* BEGIN *
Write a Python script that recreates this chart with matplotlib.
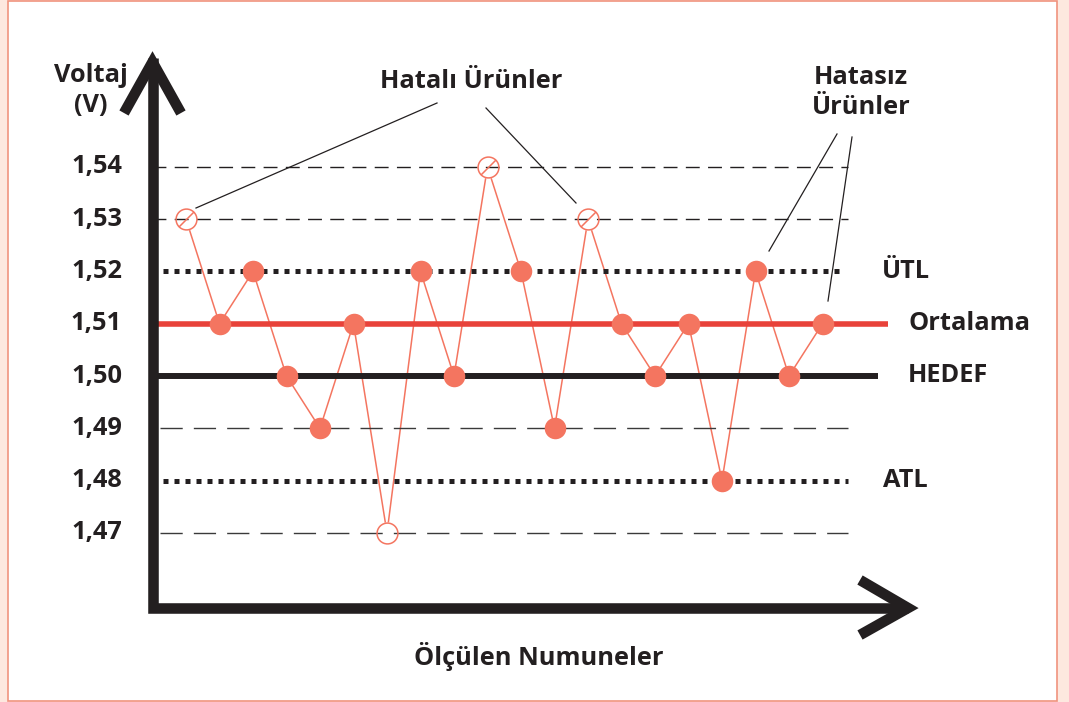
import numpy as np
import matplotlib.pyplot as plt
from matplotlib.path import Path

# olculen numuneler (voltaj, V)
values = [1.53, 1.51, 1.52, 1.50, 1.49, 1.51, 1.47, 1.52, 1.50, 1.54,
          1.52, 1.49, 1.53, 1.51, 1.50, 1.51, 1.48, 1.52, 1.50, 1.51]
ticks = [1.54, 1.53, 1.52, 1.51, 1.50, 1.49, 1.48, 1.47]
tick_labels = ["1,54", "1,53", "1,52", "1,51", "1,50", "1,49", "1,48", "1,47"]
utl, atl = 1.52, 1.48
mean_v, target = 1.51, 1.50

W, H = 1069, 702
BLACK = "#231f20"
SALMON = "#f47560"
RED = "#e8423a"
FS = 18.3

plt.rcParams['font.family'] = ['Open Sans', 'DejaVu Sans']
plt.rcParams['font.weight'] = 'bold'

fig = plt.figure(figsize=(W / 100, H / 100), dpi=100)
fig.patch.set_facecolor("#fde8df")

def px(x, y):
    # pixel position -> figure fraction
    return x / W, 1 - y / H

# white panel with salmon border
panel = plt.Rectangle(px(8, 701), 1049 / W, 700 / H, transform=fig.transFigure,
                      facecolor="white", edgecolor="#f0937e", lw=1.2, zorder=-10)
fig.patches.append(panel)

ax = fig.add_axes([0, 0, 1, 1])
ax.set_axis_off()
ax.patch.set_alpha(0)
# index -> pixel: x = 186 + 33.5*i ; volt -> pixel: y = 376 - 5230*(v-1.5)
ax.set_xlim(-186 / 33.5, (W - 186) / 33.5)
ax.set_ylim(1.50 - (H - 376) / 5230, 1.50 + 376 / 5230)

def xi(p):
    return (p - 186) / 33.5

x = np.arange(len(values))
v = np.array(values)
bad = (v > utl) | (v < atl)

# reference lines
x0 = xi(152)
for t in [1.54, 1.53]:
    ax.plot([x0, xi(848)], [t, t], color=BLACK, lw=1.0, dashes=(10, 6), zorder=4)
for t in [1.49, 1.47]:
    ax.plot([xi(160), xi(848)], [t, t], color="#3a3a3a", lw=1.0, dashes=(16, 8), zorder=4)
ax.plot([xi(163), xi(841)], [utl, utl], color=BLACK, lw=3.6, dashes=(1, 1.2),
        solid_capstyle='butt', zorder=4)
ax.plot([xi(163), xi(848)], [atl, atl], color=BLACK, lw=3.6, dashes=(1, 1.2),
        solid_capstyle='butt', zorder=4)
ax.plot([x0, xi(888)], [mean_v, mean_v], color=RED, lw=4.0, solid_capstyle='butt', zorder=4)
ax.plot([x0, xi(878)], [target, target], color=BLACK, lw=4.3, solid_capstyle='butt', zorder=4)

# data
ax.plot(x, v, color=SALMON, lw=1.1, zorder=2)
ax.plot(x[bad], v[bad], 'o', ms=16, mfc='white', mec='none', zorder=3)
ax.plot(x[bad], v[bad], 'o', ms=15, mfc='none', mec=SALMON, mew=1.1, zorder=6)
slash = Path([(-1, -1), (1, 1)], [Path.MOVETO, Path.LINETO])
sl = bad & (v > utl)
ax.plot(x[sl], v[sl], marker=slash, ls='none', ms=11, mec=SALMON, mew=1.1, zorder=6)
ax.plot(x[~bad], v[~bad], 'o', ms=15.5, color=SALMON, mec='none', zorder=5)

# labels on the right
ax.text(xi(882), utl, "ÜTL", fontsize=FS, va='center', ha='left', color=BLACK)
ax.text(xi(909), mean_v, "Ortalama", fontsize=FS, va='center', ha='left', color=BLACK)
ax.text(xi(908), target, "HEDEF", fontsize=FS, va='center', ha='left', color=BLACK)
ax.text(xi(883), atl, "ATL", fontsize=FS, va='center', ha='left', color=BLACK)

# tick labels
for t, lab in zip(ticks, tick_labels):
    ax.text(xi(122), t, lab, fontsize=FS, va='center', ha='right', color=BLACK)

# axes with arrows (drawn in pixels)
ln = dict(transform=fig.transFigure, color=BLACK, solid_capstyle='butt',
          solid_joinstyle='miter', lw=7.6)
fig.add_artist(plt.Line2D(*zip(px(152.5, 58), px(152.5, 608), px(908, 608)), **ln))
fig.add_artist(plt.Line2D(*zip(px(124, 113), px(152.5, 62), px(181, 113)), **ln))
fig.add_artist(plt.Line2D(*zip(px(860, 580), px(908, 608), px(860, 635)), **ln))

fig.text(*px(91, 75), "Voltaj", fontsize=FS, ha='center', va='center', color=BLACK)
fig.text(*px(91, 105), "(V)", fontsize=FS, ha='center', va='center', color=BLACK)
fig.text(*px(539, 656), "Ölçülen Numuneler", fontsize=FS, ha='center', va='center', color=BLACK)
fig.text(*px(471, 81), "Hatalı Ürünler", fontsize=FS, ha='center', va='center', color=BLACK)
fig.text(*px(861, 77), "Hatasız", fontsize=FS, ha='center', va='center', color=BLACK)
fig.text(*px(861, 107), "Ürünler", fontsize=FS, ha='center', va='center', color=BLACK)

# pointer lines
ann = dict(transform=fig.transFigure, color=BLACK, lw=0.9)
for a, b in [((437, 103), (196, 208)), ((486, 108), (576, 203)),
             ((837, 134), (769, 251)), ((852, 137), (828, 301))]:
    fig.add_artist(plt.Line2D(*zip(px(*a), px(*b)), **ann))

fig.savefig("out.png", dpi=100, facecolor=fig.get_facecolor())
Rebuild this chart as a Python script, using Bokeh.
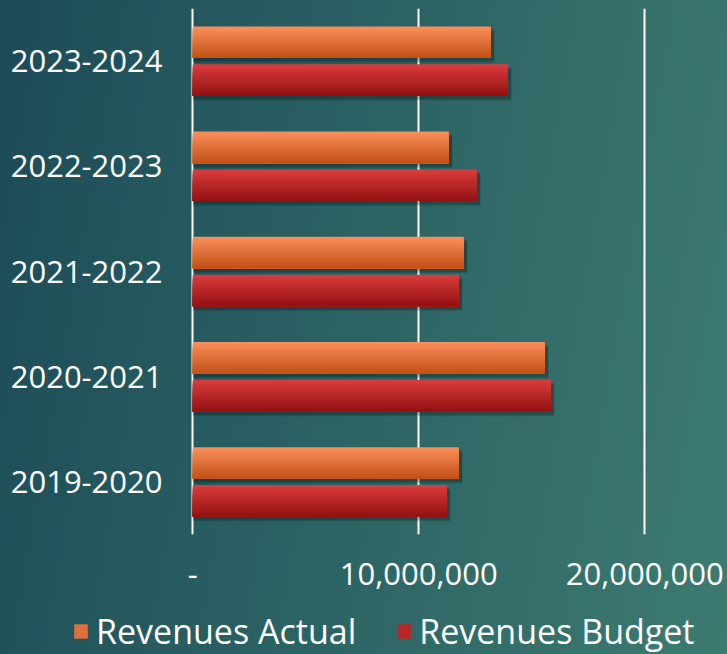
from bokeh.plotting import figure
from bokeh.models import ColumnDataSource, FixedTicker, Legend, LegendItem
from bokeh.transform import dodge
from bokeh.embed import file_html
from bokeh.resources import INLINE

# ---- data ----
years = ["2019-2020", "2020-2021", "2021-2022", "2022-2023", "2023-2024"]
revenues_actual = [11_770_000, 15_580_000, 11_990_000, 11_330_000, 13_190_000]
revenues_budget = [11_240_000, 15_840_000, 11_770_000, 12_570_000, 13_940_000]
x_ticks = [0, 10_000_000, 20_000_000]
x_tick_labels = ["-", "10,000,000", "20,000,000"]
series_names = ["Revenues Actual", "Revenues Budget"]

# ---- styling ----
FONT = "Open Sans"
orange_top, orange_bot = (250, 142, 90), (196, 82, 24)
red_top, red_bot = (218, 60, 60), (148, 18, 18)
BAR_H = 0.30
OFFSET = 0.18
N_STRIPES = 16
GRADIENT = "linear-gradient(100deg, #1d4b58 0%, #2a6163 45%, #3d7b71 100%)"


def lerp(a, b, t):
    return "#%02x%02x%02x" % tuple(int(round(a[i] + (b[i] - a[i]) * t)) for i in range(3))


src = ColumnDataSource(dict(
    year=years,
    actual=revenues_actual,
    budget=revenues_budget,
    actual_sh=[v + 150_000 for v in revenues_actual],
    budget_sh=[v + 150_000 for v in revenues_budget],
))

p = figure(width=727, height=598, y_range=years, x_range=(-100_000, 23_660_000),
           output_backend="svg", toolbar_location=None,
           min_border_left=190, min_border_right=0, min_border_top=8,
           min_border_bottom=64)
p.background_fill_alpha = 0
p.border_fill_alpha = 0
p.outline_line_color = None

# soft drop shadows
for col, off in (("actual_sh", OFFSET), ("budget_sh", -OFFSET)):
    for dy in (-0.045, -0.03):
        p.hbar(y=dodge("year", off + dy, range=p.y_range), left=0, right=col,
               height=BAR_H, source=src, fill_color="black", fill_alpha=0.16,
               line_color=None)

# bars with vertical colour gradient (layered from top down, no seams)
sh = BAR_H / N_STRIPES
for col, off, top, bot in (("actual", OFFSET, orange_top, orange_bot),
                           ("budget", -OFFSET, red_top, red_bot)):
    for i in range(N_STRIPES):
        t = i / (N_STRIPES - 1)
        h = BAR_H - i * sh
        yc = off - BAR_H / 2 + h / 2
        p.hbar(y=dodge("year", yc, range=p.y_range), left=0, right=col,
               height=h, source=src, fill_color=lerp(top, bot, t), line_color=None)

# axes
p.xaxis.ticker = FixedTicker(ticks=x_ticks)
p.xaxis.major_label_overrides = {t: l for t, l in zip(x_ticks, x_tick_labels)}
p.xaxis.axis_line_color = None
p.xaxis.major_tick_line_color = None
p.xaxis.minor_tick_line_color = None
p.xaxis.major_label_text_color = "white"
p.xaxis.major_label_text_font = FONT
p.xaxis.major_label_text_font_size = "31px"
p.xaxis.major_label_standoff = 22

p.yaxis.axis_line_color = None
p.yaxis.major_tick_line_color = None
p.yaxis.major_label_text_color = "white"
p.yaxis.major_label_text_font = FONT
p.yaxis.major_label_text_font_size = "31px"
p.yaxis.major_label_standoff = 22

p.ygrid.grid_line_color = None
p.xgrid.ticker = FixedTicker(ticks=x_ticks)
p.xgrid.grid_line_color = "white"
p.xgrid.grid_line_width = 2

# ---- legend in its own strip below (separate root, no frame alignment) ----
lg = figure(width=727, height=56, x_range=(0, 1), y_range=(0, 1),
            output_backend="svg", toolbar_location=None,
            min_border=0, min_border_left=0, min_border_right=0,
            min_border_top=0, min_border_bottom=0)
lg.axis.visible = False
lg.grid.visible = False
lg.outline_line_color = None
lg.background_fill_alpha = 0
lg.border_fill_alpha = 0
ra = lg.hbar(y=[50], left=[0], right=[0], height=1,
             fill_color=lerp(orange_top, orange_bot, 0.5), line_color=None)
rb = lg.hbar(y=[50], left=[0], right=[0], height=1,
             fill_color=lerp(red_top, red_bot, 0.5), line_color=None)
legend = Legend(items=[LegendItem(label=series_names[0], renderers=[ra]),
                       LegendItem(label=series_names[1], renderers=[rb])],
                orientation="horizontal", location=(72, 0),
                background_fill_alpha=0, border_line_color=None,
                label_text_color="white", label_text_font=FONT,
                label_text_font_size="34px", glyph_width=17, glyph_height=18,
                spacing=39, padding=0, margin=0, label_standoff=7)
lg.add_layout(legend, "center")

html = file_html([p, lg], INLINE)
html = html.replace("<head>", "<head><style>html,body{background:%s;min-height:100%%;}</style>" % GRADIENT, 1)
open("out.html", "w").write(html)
* END *
## Stated problem
Restate word for word every line from the top of the entries above to the line with "from matplotlib.path import Path", inclusive, and skip any pictures.

## Solved exercise
Write a Python script that recreates this chart with matplotlib.
import numpy as np
import matplotlib.pyplot as plt
from matplotlib.path import Path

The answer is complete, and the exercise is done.